* _Prompt_
Count how many lines mention the word "this". Write that number alone.
---+---
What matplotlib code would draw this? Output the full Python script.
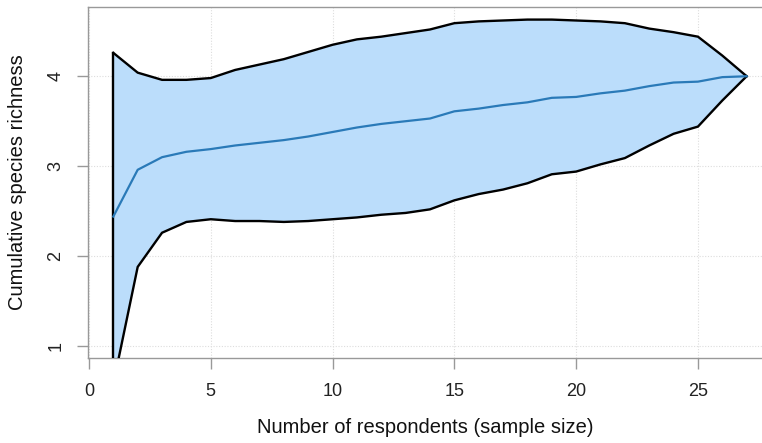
import matplotlib
matplotlib.use("Agg")
import matplotlib.pyplot as plt

plt.rcParams['font.family'] = ['Liberation Sans', 'DejaVu Sans']

respondents = list(range(1, 28))
richness_mean = [2.44, 2.96, 3.10, 3.16, 3.19, 3.23, 3.26, 3.29, 3.33, 3.38, 3.43, 3.47, 3.50,
                 3.53, 3.61, 3.64, 3.68, 3.71, 3.76, 3.77, 3.81, 3.84, 3.89, 3.93, 3.94, 3.99, 4.00]
richness_upper = [4.26, 4.04, 3.96, 3.96, 3.98, 4.07, 4.13, 4.19, 4.27, 4.35, 4.41, 4.44, 4.48,
                  4.52, 4.59, 4.61, 4.62, 4.63, 4.63, 4.62, 4.61, 4.59, 4.53, 4.49, 4.44, 4.23, 4.00]
richness_lower = [0.58, 1.88, 2.26, 2.38, 2.41, 2.39, 2.39, 2.38, 2.39, 2.41, 2.43, 2.46, 2.48,
                  2.52, 2.62, 2.69, 2.74, 2.81, 2.91, 2.94, 3.02, 3.09, 3.23, 3.36, 3.44, 3.73, 4.00]
x_ticks = [0, 5, 10, 15, 20, 25]
y_ticks = [1, 2, 3, 4]

fig = plt.figure(figsize=(7.62, 4.43), dpi=100)
ax = fig.add_axes([88 / 762, 85 / 443, 1 - 88 / 762, (358 - 7) / 443])

ax.fill_between(respondents, richness_lower, richness_upper, color='#BBDDFB', lw=0, zorder=2)
ax.plot(respondents, richness_upper, color='black', lw=1.7, zorder=3)
ax.plot(respondents, richness_lower, color='black', lw=1.7, zorder=3)
ax.plot([respondents[0], respondents[0]], [richness_lower[0], richness_upper[0]],
        color='black', lw=1.7, zorder=3)
ax.plot(respondents, richness_mean, color='#2A7AB8', lw=1.6, zorder=4)

ax.set_xlim(-0.04, 27.63)
ax.set_ylim(0.867, 4.77)
ax.set_xticks(x_ticks)
ax.set_yticks(y_ticks)
ax.grid(True, color='#DDDDDD', linestyle=(0, (1, 1.5)), lw=0.8, zorder=0)

for side in ['left', 'bottom', 'top']:
    ax.spines[side].set_color('#999999')
    ax.spines[side].set_linewidth(1.0)
ax.spines['right'].set_visible(False)

ax.tick_params(axis='both', colors='#999999', length=8, width=1.0, labelcolor='#222222',
               labelsize=13)
ax.tick_params(axis='x', pad=10)
ax.tick_params(axis='y', pad=9)
for lbl in ax.get_yticklabels():
    lbl.set_rotation(90)
    lbl.set_va('center')

ax.set_xlabel('Number of respondents (sample size)', fontsize=14.5, color='#111111', labelpad=13)
ax.set_ylabel('Cumulative species richness', fontsize=14.5, color='#111111', labelpad=15)

fig.savefig('out.png', dpi=100)
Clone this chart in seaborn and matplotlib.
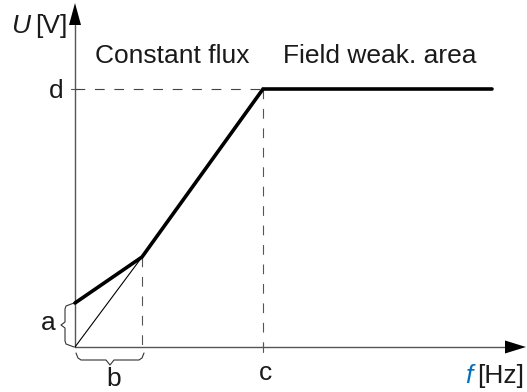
import matplotlib
matplotlib.use("Agg")
import matplotlib.pyplot as plt
import seaborn as sns
import pandas as pd

# ---- data (arbitrary units) ----
f_points = [0, 67, 188, 417]          # frequency: 0, b, c, end
U_points = [44, 90, 258, 258]         # voltage: a, knee, d, d
f_b, f_c = 67, 188
U_a, U_knee, U_d = 44, 90, 258
region_labels = ["Constant flux", "Field weak. area"]
tick_labels = {"a": U_a, "b": f_b, "c": f_c, "d": U_d}

sns.set_style("white")
plt.rcParams["font.family"] = ["Liberation Sans", "DejaVu Sans"]

fig = plt.figure(figsize=(5.27, 3.92), dpi=100)
ax = fig.add_axes([0, 0, 1, 1])
ax.set_xlim(-75, 452)
ax.set_ylim(-45, 347)
ax.axis("off")

df = pd.DataFrame({"f": f_points, "U": U_points})
sns.lineplot(data=df, x="f", y="U", ax=ax, color="black", linewidth=2.6,
             sort=False, estimator=None, solid_joinstyle="miter", zorder=5)

# thin line from origin to knee
sns.lineplot(x=[0, f_b], y=[0, U_knee], ax=ax, color="black", linewidth=0.8,
             estimator=None, zorder=4)

# dashed helper lines
lw_d = 0.8
dash = (0, (7.0 / lw_d, 7.0 / lw_d))
axis_gray = "#555555"
ax.plot([0, f_c], [U_d, U_d], color="#444444", lw=lw_d, linestyle=dash, zorder=3)
ax.plot([f_c, f_c], [U_d, 0], color="#555555", lw=lw_d, linestyle=dash, zorder=3)
ax.plot([f_b, f_b], [U_knee, 0], color="#555555", lw=lw_d, linestyle=dash, zorder=3)

# axes with arrows
ax.plot([0, 432], [0, 0], color=axis_gray, lw=1.0, zorder=2)
ax.plot([0, 0], [0, 322], color=axis_gray, lw=1.0, zorder=2)
ax.fill([430, 451, 430], [-6.5, 0, 6.5], color="black", lw=0, zorder=6)
ax.fill([-6, 0, 6], [322, 344, 322], color="black", lw=0, zorder=6)

# small ticks
ax.plot([f_c, f_c], [-5, 4], color=axis_gray, lw=0.8)
ax.plot([-4, 4], [U_d, U_d], color=axis_gray, lw=0.8)

# braces
bc = "#333333"
ax.plot([-1, -9, -10, -10, -14, -10, -10, -9, -1],
        [U_a, U_a - 3, U_a - 6, U_a - 19, U_a - 22, U_a - 25, U_a - 38, U_a - 41, U_a - 44],
        color=bc, lw=0.8)
ax.plot([1, 3, 6, 31, 35, 39, 64, 67, 69],
        [-6, -11, -13, -13, -18, -13, -13, -11, -6],
        color=bc, lw=0.8)

fs = 19
tc = "#1a1a1a"
ax.text(-64, 314, "U", fontsize=fs, style="italic", color=tc, ha="left", va="baseline")
ax.text(-40, 314, "[V]", fontsize=fs, color=tc, ha="left", va="baseline")
ax.text(390, -36, "f", fontsize=fs, style="italic", color="#0070C0", ha="left", va="baseline")
ax.text(402, -36, "[Hz]", fontsize=fs, color=tc, ha="left", va="baseline")
ax.text(20, 284, region_labels[0], fontsize=fs, color=tc, ha="left", va="baseline")
ax.text(208, 284, region_labels[1], fontsize=fs, color=tc, ha="left", va="baseline")
ax.text(-12, U_d - 9, "d", fontsize=fs, color=tc, ha="right", va="baseline")
ax.text(f_c + 3, -33, "c", fontsize=fs, color=tc, ha="center", va="baseline")
ax.text(-27, U_a - 27, "a", fontsize=fs, color=tc, ha="center", va="baseline")
ax.text(f_b / 2 + 5, -39, "b", fontsize=fs, color=tc, ha="center", va="baseline")

fig.savefig("out.png", dpi=100)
---+---
* _Solution to the problem_
2